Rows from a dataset
+--

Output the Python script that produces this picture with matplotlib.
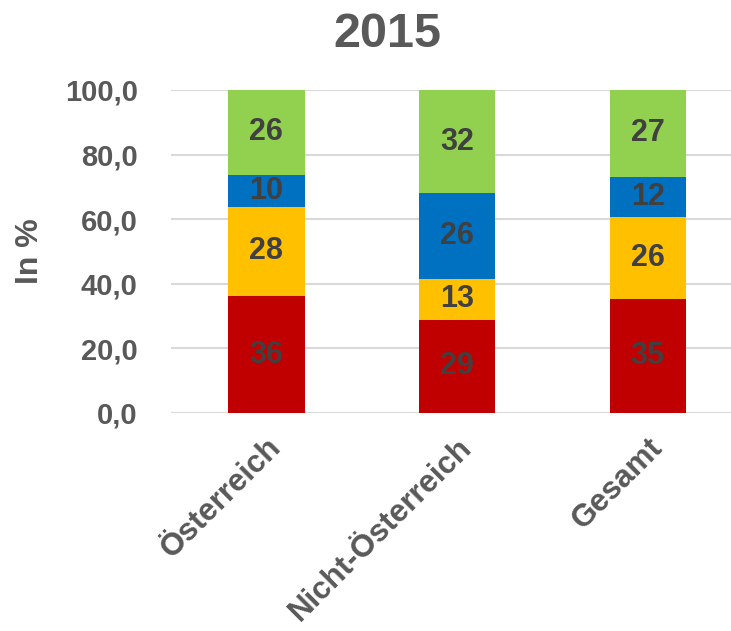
import matplotlib.pyplot as plt
import numpy as np

plt.rcParams['font.family'] = ['Liberation Sans', 'DejaVu Sans']
plt.rcParams['font.weight'] = 'bold'

# Daten (Anteile in %)
kategorien = ['Österreich', 'Nicht-Österreich', 'Gesamt']
rot = [36.1, 28.9, 35.2]
gelb = [27.8, 12.7, 25.6]
blau = [9.9, 26.4, 12.3]
gruen = [26.2, 32.0, 26.9]
yticks = [0, 20, 40, 60, 80, 100]

farben = ['#C00000', '#FFC000', '#0070C0', '#92D050']
grau = '#595959'
text_dunkel = '#404040'

fig = plt.figure(figsize=(7.31, 6.31), dpi=100)
ax = fig.add_axes([0.234, 0.3455, 0.766, 0.512])

x = np.arange(len(kategorien))
unten = np.zeros(len(kategorien))
for serie, farbe in zip([rot, gelb, blau, gruen], farben):
    bars = ax.bar(x, serie, width=0.4, bottom=unten, color=farbe, zorder=3)
    for b, v in zip(bars, serie):
        ax.text(b.get_x() + b.get_width() / 2, b.get_y() + v / 2, '%.0f' % v,
                ha='center', va='center', fontsize=22, fontweight='bold',
                color=text_dunkel, zorder=4)
    unten += np.array(serie)

ax.set_xlim(-0.5, 2.437)
ax.set_ylim(0, 100)
ax.set_yticks(yticks)
ax.set_yticklabels([('%.1f' % t).replace('.', ',') for t in yticks])
ax.set_xticks(x)
ax.set_xticklabels(kategorien, rotation=45, ha='right', rotation_mode='anchor',
                   fontsize=22.5)
ax.tick_params(axis='both', length=0, labelcolor=grau)
ax.tick_params(axis='y', pad=24, labelsize=21)
ax.tick_params(axis='x', pad=14)
ax.grid(axis='y', color='#D9D9D9', linewidth=1.5, zorder=0)
for s in ax.spines.values():
    s.set_visible(False)

ax.set_ylabel('In %', fontsize=23, fontweight='bold', color=grau, labelpad=14)
fig.text(0.53, 0.945, '2015', ha='center', va='center', fontsize=35,
         fontweight='bold', color=grau)

fig.savefig('out.png', dpi=100)
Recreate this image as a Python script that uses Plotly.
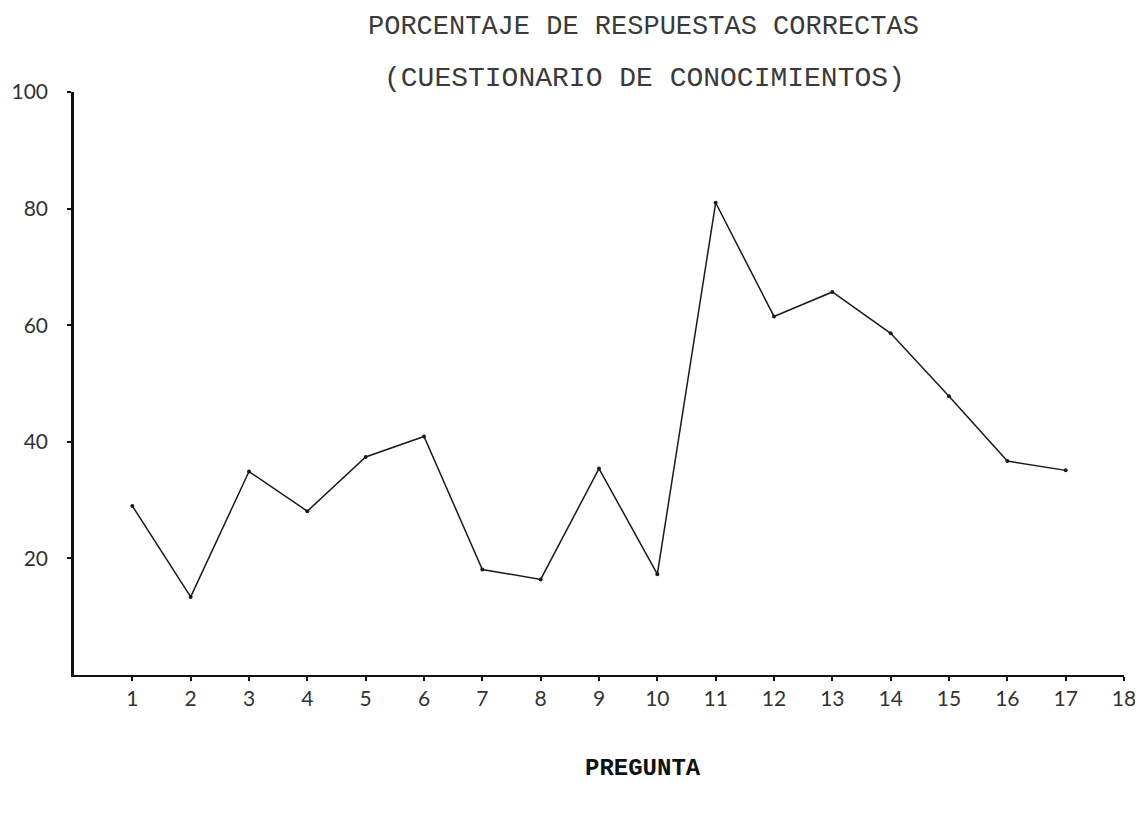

+--

[TASK DESCRIPTION] Take the material above from its first line through the line holding "plt.rcParams['font.weight'] = 'bold'" and set it down exactly, without the pictures.

[EXERCISE RESULT]
Output the Python script that produces this picture with matplotlib.
import matplotlib.pyplot as plt
import numpy as np

plt.rcParams['font.family'] = ['Liberation Sans', 'DejaVu Sans']
plt.rcParams['font.weight'] = 'bold'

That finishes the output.